Daha bir sürü şey var biliyorsunuz. Geriye kalan bütün sıkıntılı davranışları yazmama gerek yok bunları siz tamamlayabilirsiniz. Maalesef buna benzerleri hemen her gün görüp yaşıyoruz. Bitmeyecek.
Öyle ya da böyle geçti gitti iş faslı gün bitti haydi akşama. Ev işleri dağ gibi maşallah. Ben yapmasam da kim yapsa. Ne kadar gereksiz işler. Organize işler bunlar. Yapan suçlu!
Ev işlerinin incelikleri, yapılma ritüeli başka bir yazı konusu olarak biraz beklesin.
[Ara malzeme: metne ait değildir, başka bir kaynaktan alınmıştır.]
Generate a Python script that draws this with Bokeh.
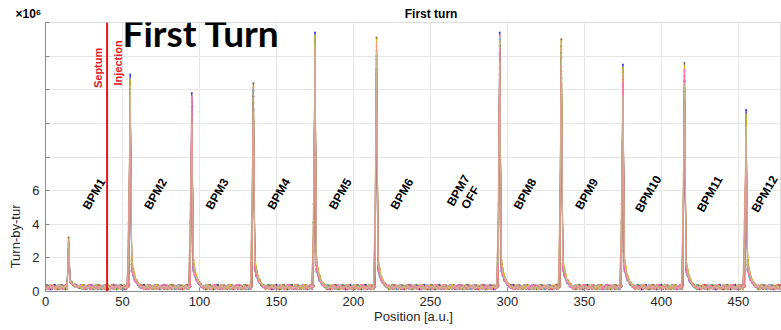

Bugün kü yazımıza devam edelim.
Bazen yaşadıklarınıza seyirci gibi bakakalıyorsanız. Ama kısa sürede kendinizi toplayıp önünüzden akıp geçenlere müdahale etme isteği ağır basıyorsa, bir şeyleri değiştirme gücünü kendinizde hala hissedebiliyorsanız sizde hala iş var demektir.
Siz yine incelikler yüzünden yanlış anlaşılın. İnsanlara yardım etmeniz saflık olarak adlandırılsın.
Ruhunuz çiçek açabilir korkmayın. Bu başkalarını da etkileyecektir, o zaman kendinizi daha iyi hissedeceksiniz ve bir taşı yerinden oynatacaksınız demektir. Korkmayın bu daha da güzel bir güçtür. Sevin bu gücü, sevin ve kullanmaktan çekinmeyin.